Um ponto central da entrevista é a reflexão sobre a sinodalidade, que define como “caminhar juntos”, dando voz a todos os membros da Igreja — leigos, sacerdotes, bispos e famílias — através do diálogo, da oração e da escuta. Reconhece que alguns se sentem ameaçados por este processo, temendo perda de autoridade, mas esclarece que não se trata de enfraquecer a hierarquia, e sim de construir comunhão. Para Leão XIV, a sinodalidade pode ser um verdadeiro antídoto contra a polarização mundial. Sublinha, contudo, que não significa transformar a Igreja num governo democrático: “A democracia não é sempre a solução perfeita para tudo, como vemos em muitos países.
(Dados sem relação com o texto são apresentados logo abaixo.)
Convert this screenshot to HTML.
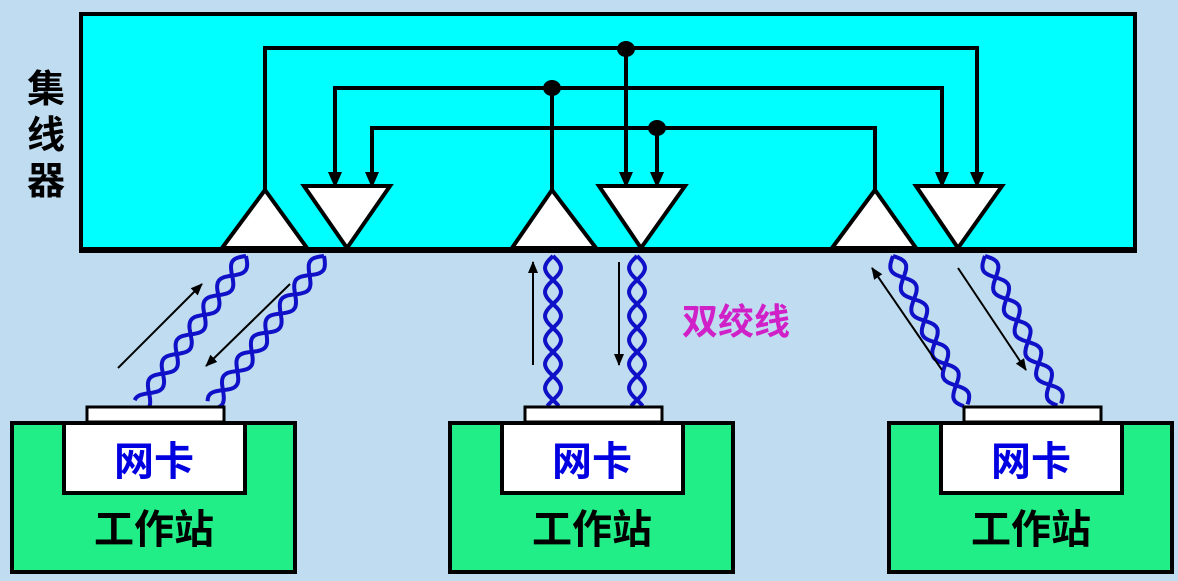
<!DOCTYPE html>
<html><head><meta charset="utf-8"><style>
html,body{margin:0;padding:0;background:#c0dcf0;}
svg{display:block}
text{font-family:"Liberation Sans","Noto Sans CJK SC",sans-serif;font-weight:bold}
</style></head><body>
<svg id="s" width="1178" height="581" xmlns="http://www.w3.org/2000/svg">
<defs><marker id="a" markerWidth="12" markerHeight="12" refX="11" refY="6" orient="auto" markerUnits="userSpaceOnUse"><path d="M0,1 L12,6 L0,11 z" fill="#000"/></marker></defs>
<rect width="1178" height="581" fill="#c0dcf0"/>
<rect x="81" y="14" width="1054" height="237" fill="#00ffff" stroke="#000" stroke-width="4"/>
<line x1="79" y1="250" x2="1137" y2="250" stroke="#000" stroke-width="6"/>
<g stroke="#000" stroke-width="4" fill="none">
<polyline points="265,190 265,48 977,48 977,180" />
<polyline points="335,180 335,88 942,88 942,180" />
<polyline points="372,180 372,128 875,128 875,190" />
<line x1="552" y1="88" x2="552" y2="190"/>
<line x1="626" y1="48" x2="626" y2="180"/>
<line x1="657" y1="128" x2="657" y2="180"/>
</g>
<g fill="#000">
<path d="M328,172 L342,172 L335,188z"/><path d="M365,172 L379,172 L372,188z"/>
<path d="M619,172 L633,172 L626,188z"/><path d="M650,172 L664,172 L657,188z"/>
<path d="M935,172 L949,172 L942,188z"/><path d="M970,172 L984,172 L977,188z"/>
<ellipse cx="626" cy="49" rx="9" ry="8"/><ellipse cx="552" cy="88" rx="9" ry="8"/><ellipse cx="657" cy="128" rx="9" ry="8"/>
</g>
<g fill="#fff" stroke="#000" stroke-width="4" stroke-linejoin="miter">
<path d="M265,190 L222,248 L307,248z"/><path d="M304,186 L390,186 L347,248z"/>
<path d="M552,190 L512,248 L596,248z"/><path d="M599,186 L685,186 L641,248z"/>
<path d="M875,190 L832,248 L916,248z"/><path d="M916,186 L1002,186 L958,248z"/>
</g>
<text x="46" y="102" font-size="38" text-anchor="middle">集</text>
<text x="46" y="148" font-size="38" text-anchor="middle">线</text>
<text x="46" y="194" font-size="38" text-anchor="middle">器</text>
<g id="tp" stroke="#1010c8" stroke-width="4" fill="none"></g>
<g stroke="#000" stroke-width="2">
<line x1="118" y1="368" x2="202" y2="284" marker-end="url(#a)"/>
<line x1="290" y1="284" x2="206" y2="366" marker-end="url(#a)"/>
<line x1="533" y1="365" x2="533" y2="262" marker-end="url(#a)"/>
<line x1="619" y1="262" x2="619" y2="365" marker-end="url(#a)"/>
<line x1="942" y1="370" x2="872" y2="268" marker-end="url(#a)"/>
<line x1="958" y1="268" x2="1026" y2="370" marker-end="url(#a)"/>
</g>
<text x="736" y="334" font-size="36" fill="#d020c8" text-anchor="middle">双绞线</text>
<g stroke="#000" stroke-width="4">
<rect x="12" y="423" width="283" height="149" fill="#22ee88"/>
<rect x="450" y="423" width="283" height="149" fill="#22ee88"/>
<rect x="889" y="423" width="283" height="149" fill="#22ee88"/>
<rect x="64" y="423" width="181" height="70" fill="#fff"/>
<rect x="502" y="423" width="181" height="70" fill="#fff"/>
<rect x="941" y="423" width="181" height="70" fill="#fff"/>
<rect x="87" y="407" width="137" height="15" fill="#fff" stroke-width="3"/>
<rect x="525" y="407" width="137" height="15" fill="#fff" stroke-width="3"/>
<rect x="964" y="407" width="137" height="15" fill="#fff" stroke-width="3"/>
</g>
<g font-size="40" text-anchor="middle">
<text x="154" y="475" fill="#0000e0">网卡</text>
<text x="592" y="475" fill="#0000e0">网卡</text>
<text x="1031" y="475" fill="#0000e0">网卡</text>
<text x="154" y="543" fill="#000">工作站</text>
<text x="592" y="543" fill="#000">工作站</text>
<text x="1031" y="543" fill="#000">工作站</text>
</g>
</svg>
<script>
var g=document.getElementById('tp');
function tp(x1,y1,x2,y2){
 var dx=x2-x1,dy=y2-y1,L=Math.hypot(dx,dy),nx=-dy/L,ny=dx/L,per=48,A=8;
 for(var ph=0;ph<2;ph++){var d='';
  for(var t=0;t<=L;t+=2){var o=A*Math.sin(t/per*2*Math.PI+ph*Math.PI);
   var x=x1+dx*t/L+nx*o,y=y1+dy*t/L+ny*o;d+=(t?'L':'M')+x.toFixed(1)+','+y.toFixed(1);}
  var p=document.createElementNS('http://www.w3.org/2000/svg','path');p.setAttribute('d',d);g.appendChild(p);}
}
tp(246,256,140,406);tp(324,256,211,406);
tp(553,256,553,406);tp(637,256,637,406);
tp(893,256,966,406);tp(985,256,1060,406);
</script>
</body></html>
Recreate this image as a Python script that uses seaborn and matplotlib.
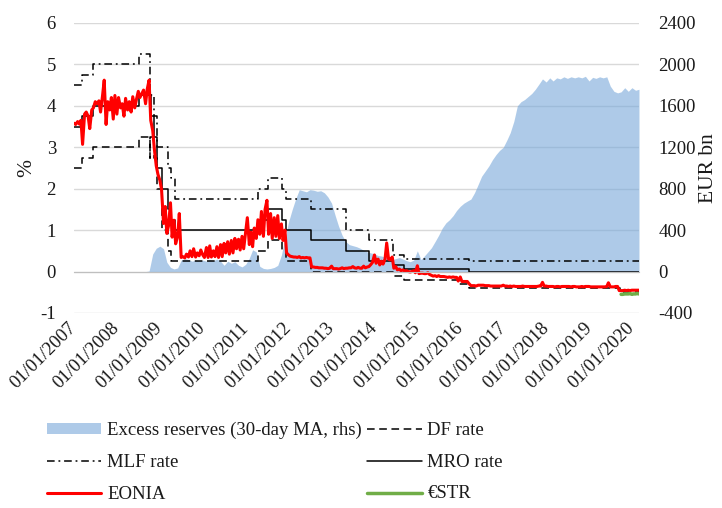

A Igreja deve ser compreendida e vivida pelo que é, um caminho partilhado em que todos têm um papel.”
Com estas palavras, o Papa Leão XIV apresenta-se ao mundo como um pontífice atento à dimensão social e económica das desigualdades, firme na defesa da paz, consciente das limitações institucionais atuais, mas esperançoso quanto à capacidade da humanidade — e da Igreja — de encontrar novos caminhos através do diálogo, da comunhão e da fé.